Is Taylor Swift ready to drop Speak Now (Taylor’s Version)? Based on the Easter eggs in her new “Bejeweled” video, fans picked up several references to her third studio album — including her pressing the purple third-floor button on an elevator, and wearing hair clips that read “S” and “N.” Laura Dern, who plays the wicked stepmom in the clip, also says “Speak Not” very clearly, which fans say is another clue.

Adele is finally releasing the music video for the fan-favorite song “I Drink Wine,” out Wednesday. The singer revealed on Twitter this video is “the first one I shot for this album [30]” and shared a sneak peek, which shows a man playing a piano over a tiny bridge over the narrowest stream, which looks to be made of wine.

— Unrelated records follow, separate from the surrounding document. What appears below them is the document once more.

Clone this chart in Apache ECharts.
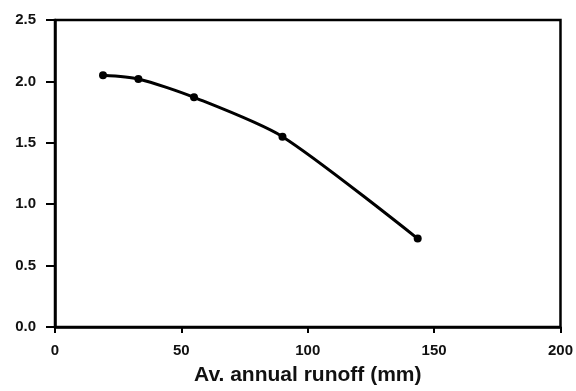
<!DOCTYPE html>
<html>
<head>
<meta charset="utf-8">
<script src="https://cdn.jsdelivr.net/npm/echarts@6/dist/echarts.min.js"></script>
<style>
  html, body { margin: 0; padding: 0; background: #fff; }
  #main { width: 576px; height: 391px; }
</style>
</head>
<body>
<div id="main"></div>
<script>
// runoff (mm) vs ratio
const runoff = [19, 33, 55, 90, 143.5]
const values = [2.05, 2.02, 1.87, 1.55, 0.72]
const xTicks = [0, 50, 100, 150, 200]
const yTicks = [0, 0.5, 1.0, 1.5, 2.0, 2.5]

const chart = echarts.init(document.getElementById('main'))
const font = 'Liberation Sans, Arial, sans-serif'

chart.setOption({
  animation: false,
  grid: {
    left: 55,
    right: 15,
    top: 20,
    bottom: 62,
    show: true,
    borderColor: '#000',
    borderWidth: 2.5,
  },
  xAxis: {
    type: 'value',
    min: xTicks[0],
    max: xTicks[xTicks.length - 1],
    interval: 50,
    name: 'Av. annual runoff (mm)',
    nameLocation: 'middle',
    nameGap: 38,
    nameTextStyle: { color: '#111', fontFamily: font, fontWeight: 'bold', fontSize: 21 },
    splitLine: { show: false },
    axisLine: { lineStyle: { color: '#000', width: 2.5 } },
    axisTick: { inside: false, length: 6, lineStyle: { color: '#000', width: 2 } },
    axisLabel: { color: '#111', fontFamily: font, fontWeight: 'bold', fontSize: 15, margin: 16 },
  },
  yAxis: {
    type: 'value',
    min: yTicks[0],
    max: yTicks[yTicks.length - 1],
    interval: 0.5,
    splitLine: { show: false },
    axisLine: { lineStyle: { color: '#000', width: 2.5 } },
    axisTick: { inside: false, length: 9, lineStyle: { color: '#000', width: 2 } },
    axisLabel: {
      color: '#111', fontFamily: font, fontWeight: 'bold', fontSize: 15, margin: 19,
      formatter: v => v.toFixed(1),
    },
  },
  series: [
    {
      type: 'line',
      data: runoff.map((x, i) => [x, values[i]]),
      smooth: 0.25,
      symbol: 'circle',
      symbolSize: 8,
      itemStyle: { color: '#000' },
      lineStyle: { color: '#000', width: 3 },
    },
  ],
})
</script>
</body>
</html>
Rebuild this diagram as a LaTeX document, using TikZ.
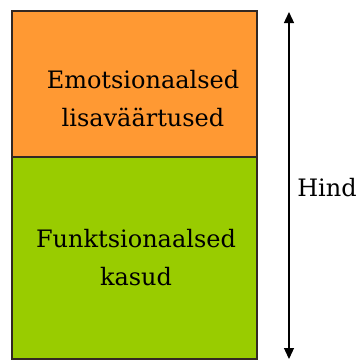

Jennifer Hudson has been included on Glamour’s 2022 Women of the Year list for launching a successful daytime talk show in addition to being an EGOT winner, holding down a powerhouse music career and juggling family life. “Everything I’ve dreamt of I’ve been able to achieve. I want to be able to give others a platform and opportunity since I’ve been blessed to be able to do so much in my life,” she said of what motivates her.

Lady Gaga has teamed up with Crunchyroll for another Chromatica-inspired streetwear collaboration, which features her anime persona. This second venture offers fans the opportunity to take a free online mental health course to earn a Be There Certificate. Sales, which end November 8, will benefit Gaga’s Born This Way Foundation.